◆ Raw records ◆
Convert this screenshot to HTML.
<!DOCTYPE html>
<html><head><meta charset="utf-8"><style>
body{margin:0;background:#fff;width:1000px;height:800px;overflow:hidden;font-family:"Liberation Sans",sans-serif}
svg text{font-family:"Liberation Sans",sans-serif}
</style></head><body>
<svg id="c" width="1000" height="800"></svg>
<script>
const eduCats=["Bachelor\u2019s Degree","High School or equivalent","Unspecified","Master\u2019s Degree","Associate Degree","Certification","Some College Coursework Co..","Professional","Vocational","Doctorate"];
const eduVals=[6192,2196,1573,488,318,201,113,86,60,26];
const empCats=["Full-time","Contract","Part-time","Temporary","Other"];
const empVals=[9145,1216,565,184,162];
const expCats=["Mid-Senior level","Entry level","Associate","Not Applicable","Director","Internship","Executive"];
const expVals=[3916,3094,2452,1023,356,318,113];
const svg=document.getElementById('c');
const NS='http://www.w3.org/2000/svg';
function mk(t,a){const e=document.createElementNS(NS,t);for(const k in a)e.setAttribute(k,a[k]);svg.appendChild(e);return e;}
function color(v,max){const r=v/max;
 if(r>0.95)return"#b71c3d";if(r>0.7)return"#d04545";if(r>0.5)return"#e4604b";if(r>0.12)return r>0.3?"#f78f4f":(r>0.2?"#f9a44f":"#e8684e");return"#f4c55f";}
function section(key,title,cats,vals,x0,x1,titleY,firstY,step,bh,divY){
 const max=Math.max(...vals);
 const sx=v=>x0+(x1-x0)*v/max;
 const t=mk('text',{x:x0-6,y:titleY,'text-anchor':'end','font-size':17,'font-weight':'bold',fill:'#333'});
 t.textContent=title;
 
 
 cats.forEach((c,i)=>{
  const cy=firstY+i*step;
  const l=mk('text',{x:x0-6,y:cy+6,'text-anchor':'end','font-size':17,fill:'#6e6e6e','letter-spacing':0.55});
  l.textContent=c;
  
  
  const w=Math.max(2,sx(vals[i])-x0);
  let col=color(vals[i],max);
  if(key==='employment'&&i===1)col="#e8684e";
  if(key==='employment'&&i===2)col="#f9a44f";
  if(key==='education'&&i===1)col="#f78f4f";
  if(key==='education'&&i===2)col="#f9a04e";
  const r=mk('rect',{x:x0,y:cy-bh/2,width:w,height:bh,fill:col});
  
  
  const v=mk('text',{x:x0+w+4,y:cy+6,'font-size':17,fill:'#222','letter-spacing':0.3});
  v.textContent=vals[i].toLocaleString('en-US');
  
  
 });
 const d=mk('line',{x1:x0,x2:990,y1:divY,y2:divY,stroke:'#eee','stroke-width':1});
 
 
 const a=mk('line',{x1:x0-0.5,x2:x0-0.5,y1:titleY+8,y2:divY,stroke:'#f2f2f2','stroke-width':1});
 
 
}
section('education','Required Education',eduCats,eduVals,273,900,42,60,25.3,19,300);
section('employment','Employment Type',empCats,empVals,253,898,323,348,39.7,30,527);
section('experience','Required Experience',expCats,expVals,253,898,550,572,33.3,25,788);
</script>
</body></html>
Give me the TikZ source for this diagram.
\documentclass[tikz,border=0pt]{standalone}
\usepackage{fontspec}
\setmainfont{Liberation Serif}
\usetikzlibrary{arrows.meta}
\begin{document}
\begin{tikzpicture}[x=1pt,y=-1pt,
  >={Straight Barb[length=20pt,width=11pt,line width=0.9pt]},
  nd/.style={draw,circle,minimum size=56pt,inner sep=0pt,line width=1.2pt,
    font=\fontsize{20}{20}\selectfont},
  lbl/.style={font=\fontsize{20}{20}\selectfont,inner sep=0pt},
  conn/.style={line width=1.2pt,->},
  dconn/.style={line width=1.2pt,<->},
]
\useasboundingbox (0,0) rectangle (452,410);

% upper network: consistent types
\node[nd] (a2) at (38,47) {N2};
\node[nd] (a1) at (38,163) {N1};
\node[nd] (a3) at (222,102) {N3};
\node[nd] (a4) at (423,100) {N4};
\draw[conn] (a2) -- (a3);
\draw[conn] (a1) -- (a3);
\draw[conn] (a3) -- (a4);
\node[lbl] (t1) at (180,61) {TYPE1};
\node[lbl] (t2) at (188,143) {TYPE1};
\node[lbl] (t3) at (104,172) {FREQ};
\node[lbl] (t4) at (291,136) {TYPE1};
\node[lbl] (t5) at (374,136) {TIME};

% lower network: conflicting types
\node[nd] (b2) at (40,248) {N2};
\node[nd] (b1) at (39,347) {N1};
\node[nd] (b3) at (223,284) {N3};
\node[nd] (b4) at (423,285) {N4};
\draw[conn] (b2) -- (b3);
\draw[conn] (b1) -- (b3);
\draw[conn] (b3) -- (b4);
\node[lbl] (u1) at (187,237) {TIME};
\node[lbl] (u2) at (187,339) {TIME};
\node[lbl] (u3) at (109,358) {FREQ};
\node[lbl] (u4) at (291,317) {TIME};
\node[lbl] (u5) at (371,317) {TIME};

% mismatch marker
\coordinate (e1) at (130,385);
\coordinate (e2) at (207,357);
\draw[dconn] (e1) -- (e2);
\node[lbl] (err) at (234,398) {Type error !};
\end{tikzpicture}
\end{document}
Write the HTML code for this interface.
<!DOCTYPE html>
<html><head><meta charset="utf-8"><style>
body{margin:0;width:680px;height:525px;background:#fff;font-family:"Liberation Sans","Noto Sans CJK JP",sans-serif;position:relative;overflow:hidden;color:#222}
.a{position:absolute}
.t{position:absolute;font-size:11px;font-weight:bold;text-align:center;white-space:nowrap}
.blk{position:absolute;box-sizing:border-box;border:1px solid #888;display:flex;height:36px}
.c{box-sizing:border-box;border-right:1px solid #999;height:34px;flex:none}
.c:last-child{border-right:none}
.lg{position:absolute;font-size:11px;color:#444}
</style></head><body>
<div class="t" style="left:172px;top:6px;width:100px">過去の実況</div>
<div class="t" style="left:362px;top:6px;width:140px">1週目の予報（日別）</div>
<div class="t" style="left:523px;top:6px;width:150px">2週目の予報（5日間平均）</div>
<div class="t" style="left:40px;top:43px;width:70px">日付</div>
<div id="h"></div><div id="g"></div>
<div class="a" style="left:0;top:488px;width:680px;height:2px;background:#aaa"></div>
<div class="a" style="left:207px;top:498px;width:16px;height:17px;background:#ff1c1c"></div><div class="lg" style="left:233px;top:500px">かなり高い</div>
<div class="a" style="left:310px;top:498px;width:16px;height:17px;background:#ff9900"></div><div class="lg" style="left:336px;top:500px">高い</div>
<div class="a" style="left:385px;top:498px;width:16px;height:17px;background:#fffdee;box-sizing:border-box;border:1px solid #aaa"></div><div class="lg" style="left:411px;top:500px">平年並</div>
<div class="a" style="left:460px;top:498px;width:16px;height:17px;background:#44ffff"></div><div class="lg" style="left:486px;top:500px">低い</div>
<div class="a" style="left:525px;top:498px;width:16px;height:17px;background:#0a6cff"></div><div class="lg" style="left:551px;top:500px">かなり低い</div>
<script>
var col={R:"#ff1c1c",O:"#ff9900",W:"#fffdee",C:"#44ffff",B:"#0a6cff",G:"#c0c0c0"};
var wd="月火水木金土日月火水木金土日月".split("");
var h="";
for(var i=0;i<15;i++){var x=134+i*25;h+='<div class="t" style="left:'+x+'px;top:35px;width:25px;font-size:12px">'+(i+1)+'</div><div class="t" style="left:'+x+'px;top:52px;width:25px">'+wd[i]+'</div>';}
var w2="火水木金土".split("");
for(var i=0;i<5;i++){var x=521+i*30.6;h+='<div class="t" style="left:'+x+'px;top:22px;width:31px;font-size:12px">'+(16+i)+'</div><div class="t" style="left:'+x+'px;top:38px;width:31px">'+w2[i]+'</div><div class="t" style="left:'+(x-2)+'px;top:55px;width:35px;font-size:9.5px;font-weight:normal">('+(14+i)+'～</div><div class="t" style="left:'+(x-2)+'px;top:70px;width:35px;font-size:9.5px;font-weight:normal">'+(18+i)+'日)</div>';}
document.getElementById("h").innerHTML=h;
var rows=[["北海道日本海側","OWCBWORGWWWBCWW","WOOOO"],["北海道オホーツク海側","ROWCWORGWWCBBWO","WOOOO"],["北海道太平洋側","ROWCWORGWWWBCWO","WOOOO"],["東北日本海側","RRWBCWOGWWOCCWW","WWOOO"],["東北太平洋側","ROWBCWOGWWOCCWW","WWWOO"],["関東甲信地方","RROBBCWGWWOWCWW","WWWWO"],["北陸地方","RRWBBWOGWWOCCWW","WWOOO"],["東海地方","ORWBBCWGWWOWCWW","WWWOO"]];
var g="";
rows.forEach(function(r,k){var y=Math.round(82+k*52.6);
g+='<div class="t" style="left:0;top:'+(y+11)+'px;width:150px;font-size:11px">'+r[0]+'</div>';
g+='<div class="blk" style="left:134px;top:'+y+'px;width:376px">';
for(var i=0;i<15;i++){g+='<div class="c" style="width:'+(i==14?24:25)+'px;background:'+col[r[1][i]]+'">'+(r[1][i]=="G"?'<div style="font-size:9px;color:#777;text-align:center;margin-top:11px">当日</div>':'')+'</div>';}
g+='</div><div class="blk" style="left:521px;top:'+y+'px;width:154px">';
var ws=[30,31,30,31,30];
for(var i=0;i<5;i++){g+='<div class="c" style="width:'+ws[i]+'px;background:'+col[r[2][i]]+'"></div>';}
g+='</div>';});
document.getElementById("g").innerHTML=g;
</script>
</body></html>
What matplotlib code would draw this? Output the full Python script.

◆ Challenge ◆
Output exactly the lines running from the line containing "Give me the TikZ source for this diagram." through the line containing "(t5) at (374,136)", and only those lines.

◆ Written solution ◆
Give me the TikZ source for this diagram.
\documentclass[tikz,border=0pt]{standalone}
\usepackage{fontspec}
\setmainfont{Liberation Serif}
\usetikzlibrary{arrows.meta}
\begin{document}
\begin{tikzpicture}[x=1pt,y=-1pt,
  >={Straight Barb[length=20pt,width=11pt,line width=0.9pt]},
  nd/.style={draw,circle,minimum size=56pt,inner sep=0pt,line width=1.2pt,
    font=\fontsize{20}{20}\selectfont},
  lbl/.style={font=\fontsize{20}{20}\selectfont,inner sep=0pt},
  conn/.style={line width=1.2pt,->},
  dconn/.style={line width=1.2pt,<->},
]
\useasboundingbox (0,0) rectangle (452,410);

% upper network: consistent types
\node[nd] (a2) at (38,47) {N2};
\node[nd] (a1) at (38,163) {N1};
\node[nd] (a3) at (222,102) {N3};
\node[nd] (a4) at (423,100) {N4};
\draw[conn] (a2) -- (a3);
\draw[conn] (a1) -- (a3);
\draw[conn] (a3) -- (a4);
\node[lbl] (t1) at (180,61) {TYPE1};
\node[lbl] (t2) at (188,143) {TYPE1};
\node[lbl] (t3) at (104,172) {FREQ};
\node[lbl] (t4) at (291,136) {TYPE1};
\node[lbl] (t5) at (374,136) {TIME};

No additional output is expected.